** START PROVIDED RECORDS **
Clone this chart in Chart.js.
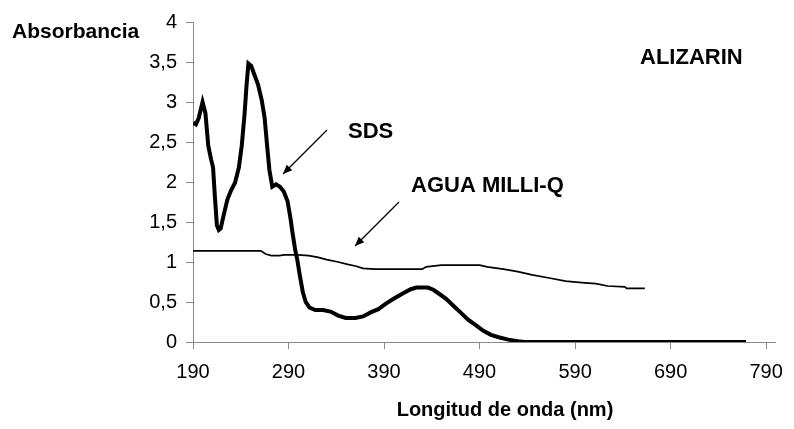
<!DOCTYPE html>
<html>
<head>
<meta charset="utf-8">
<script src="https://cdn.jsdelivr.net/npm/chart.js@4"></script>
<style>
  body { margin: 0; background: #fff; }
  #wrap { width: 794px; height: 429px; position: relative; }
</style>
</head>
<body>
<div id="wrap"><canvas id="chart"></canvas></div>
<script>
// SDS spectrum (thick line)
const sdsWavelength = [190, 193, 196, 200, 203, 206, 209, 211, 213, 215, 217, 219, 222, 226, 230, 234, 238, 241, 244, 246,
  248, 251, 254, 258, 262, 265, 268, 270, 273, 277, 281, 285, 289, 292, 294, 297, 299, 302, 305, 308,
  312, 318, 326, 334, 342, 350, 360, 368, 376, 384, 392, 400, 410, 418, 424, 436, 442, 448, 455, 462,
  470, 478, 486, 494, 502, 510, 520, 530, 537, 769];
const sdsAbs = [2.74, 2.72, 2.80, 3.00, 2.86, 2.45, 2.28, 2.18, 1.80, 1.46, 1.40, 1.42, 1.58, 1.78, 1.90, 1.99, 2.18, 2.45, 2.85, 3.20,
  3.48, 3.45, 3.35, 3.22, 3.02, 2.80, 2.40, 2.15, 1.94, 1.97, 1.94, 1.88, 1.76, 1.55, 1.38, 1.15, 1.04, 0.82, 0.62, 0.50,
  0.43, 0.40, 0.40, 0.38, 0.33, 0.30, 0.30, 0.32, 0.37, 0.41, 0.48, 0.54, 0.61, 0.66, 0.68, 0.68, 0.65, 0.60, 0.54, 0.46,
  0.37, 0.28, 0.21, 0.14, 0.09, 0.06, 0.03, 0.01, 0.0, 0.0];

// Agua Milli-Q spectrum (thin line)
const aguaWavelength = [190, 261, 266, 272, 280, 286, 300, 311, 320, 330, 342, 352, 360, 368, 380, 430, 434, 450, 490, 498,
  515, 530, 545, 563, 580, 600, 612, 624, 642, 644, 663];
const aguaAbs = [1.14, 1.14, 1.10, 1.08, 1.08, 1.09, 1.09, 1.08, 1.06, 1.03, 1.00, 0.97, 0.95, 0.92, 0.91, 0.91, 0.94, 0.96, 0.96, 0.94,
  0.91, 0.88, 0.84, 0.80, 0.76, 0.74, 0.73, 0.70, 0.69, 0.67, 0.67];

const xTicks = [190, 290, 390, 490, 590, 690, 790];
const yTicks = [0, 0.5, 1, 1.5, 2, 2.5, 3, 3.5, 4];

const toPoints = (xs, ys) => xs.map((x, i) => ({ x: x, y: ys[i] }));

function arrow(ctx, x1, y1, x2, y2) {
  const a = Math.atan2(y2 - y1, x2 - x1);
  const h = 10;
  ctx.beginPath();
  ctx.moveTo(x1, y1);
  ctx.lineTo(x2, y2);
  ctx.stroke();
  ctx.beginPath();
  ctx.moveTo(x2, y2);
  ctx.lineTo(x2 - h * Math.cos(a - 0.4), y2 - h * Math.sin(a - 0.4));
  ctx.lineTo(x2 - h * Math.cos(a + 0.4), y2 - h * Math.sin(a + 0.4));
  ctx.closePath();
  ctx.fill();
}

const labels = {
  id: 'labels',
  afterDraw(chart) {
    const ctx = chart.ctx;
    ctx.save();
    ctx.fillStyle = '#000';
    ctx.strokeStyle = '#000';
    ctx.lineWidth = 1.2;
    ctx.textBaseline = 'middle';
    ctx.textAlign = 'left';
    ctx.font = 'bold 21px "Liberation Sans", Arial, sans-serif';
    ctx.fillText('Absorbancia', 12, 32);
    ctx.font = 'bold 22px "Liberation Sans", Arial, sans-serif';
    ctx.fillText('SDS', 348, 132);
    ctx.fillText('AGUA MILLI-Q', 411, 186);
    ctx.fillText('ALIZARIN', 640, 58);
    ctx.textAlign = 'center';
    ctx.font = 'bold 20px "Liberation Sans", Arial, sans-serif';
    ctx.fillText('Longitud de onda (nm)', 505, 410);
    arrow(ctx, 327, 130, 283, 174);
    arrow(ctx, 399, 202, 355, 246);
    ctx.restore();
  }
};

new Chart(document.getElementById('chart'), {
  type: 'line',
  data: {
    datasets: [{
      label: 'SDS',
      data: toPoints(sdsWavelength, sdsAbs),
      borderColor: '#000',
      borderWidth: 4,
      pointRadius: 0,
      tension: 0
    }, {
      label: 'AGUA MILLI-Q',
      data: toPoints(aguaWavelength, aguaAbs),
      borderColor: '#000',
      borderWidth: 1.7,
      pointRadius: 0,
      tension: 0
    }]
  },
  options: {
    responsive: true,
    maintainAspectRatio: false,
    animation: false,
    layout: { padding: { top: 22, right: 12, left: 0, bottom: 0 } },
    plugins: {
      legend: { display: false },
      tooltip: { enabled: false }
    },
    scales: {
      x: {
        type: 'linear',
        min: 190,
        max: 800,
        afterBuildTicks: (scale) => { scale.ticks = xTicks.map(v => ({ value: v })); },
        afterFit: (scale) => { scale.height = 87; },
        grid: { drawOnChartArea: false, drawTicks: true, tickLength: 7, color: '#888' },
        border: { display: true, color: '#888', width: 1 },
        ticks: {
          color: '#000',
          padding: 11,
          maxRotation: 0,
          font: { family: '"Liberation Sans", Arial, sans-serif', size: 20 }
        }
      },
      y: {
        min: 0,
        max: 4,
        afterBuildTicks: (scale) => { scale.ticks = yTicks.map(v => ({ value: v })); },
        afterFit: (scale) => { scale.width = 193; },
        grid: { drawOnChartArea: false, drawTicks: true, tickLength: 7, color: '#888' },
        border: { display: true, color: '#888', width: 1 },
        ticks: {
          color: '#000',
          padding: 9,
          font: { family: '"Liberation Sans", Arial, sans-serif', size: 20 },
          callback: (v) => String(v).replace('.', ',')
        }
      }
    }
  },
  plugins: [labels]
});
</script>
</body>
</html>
** END PROVIDED RECORDS **
** START PROVIDED RECORDS **
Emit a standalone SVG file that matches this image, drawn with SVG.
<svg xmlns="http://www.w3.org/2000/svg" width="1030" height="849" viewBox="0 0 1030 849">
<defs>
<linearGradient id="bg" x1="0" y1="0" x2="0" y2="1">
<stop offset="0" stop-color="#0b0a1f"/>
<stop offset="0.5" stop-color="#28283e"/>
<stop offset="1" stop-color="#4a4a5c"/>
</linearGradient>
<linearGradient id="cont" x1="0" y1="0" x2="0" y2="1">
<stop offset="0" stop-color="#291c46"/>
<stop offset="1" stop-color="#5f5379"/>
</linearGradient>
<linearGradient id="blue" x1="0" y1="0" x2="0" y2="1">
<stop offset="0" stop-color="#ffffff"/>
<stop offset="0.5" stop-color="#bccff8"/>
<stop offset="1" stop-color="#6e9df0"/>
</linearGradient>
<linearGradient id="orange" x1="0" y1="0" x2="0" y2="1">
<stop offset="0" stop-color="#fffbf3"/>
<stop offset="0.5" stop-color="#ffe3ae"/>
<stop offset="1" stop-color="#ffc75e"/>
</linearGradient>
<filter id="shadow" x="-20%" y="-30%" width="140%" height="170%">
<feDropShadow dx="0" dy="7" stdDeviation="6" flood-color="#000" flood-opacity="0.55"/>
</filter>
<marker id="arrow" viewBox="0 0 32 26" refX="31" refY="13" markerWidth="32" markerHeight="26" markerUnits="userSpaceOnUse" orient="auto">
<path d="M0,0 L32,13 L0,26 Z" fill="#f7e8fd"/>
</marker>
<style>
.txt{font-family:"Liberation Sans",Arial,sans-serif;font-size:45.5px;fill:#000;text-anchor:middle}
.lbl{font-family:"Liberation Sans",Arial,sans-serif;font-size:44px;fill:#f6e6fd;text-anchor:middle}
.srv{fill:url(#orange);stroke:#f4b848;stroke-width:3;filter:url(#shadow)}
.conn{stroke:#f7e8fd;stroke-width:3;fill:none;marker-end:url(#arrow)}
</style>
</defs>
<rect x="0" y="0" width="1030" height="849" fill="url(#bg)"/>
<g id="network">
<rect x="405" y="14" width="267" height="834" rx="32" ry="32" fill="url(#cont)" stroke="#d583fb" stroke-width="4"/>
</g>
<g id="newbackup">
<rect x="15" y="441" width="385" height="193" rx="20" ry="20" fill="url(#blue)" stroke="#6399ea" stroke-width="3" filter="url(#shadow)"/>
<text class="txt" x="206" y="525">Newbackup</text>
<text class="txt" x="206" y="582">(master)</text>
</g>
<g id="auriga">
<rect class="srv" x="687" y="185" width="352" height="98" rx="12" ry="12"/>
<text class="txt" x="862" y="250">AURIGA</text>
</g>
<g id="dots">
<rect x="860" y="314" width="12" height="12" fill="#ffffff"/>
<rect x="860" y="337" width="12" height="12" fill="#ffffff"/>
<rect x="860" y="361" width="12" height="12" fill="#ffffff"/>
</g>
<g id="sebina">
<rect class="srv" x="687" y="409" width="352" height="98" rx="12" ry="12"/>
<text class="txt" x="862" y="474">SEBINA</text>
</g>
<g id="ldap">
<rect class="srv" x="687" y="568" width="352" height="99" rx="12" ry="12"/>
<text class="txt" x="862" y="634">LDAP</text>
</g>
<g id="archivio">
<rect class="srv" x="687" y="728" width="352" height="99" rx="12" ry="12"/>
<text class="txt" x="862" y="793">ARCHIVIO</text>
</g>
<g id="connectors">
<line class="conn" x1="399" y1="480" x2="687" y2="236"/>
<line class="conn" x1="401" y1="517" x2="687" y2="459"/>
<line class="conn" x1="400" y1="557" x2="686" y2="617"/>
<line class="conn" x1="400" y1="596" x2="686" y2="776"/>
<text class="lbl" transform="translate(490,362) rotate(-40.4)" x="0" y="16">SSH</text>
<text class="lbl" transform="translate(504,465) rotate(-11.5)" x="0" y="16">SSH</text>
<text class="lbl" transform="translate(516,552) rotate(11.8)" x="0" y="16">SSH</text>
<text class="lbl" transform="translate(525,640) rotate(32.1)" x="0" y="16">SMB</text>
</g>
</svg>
** END PROVIDED RECORDS **
GIVEN PROBLEM: Above are some entries; copy exactly the lines from the line with "Clone this chart in Chart.js." through the line with "2.5, 3, 3.5, 4];", both included, but none of the pictures.

THE ANSWER:
Clone this chart in Chart.js.
<!DOCTYPE html>
<html>
<head>
<meta charset="utf-8">
<script src="https://cdn.jsdelivr.net/npm/chart.js@4"></script>
<style>
  body { margin: 0; background: #fff; }
  #wrap { width: 794px; height: 429px; position: relative; }
</style>
</head>
<body>
<div id="wrap"><canvas id="chart"></canvas></div>
<script>
// SDS spectrum (thick line)
const sdsWavelength = [190, 193, 196, 200, 203, 206, 209, 211, 213, 215, 217, 219, 222, 226, 230, 234, 238, 241, 244, 246,
  248, 251, 254, 258, 262, 265, 268, 270, 273, 277, 281, 285, 289, 292, 294, 297, 299, 302, 305, 308,
  312, 318, 326, 334, 342, 350, 360, 368, 376, 384, 392, 400, 410, 418, 424, 436, 442, 448, 455, 462,
  470, 478, 486, 494, 502, 510, 520, 530, 537, 769];
const sdsAbs = [2.74, 2.72, 2.80, 3.00, 2.86, 2.45, 2.28, 2.18, 1.80, 1.46, 1.40, 1.42, 1.58, 1.78, 1.90, 1.99, 2.18, 2.45, 2.85, 3.20,
  3.48, 3.45, 3.35, 3.22, 3.02, 2.80, 2.40, 2.15, 1.94, 1.97, 1.94, 1.88, 1.76, 1.55, 1.38, 1.15, 1.04, 0.82, 0.62, 0.50,
  0.43, 0.40, 0.40, 0.38, 0.33, 0.30, 0.30, 0.32, 0.37, 0.41, 0.48, 0.54, 0.61, 0.66, 0.68, 0.68, 0.65, 0.60, 0.54, 0.46,
  0.37, 0.28, 0.21, 0.14, 0.09, 0.06, 0.03, 0.01, 0.0, 0.0];

// Agua Milli-Q spectrum (thin line)
const aguaWavelength = [190, 261, 266, 272, 280, 286, 300, 311, 320, 330, 342, 352, 360, 368, 380, 430, 434, 450, 490, 498,
  515, 530, 545, 563, 580, 600, 612, 624, 642, 644, 663];
const aguaAbs = [1.14, 1.14, 1.10, 1.08, 1.08, 1.09, 1.09, 1.08, 1.06, 1.03, 1.00, 0.97, 0.95, 0.92, 0.91, 0.91, 0.94, 0.96, 0.96, 0.94,
  0.91, 0.88, 0.84, 0.80, 0.76, 0.74, 0.73, 0.70, 0.69, 0.67, 0.67];

const xTicks = [190, 290, 390, 490, 590, 690, 790];
const yTicks = [0, 0.5, 1, 1.5, 2, 2.5, 3, 3.5, 4];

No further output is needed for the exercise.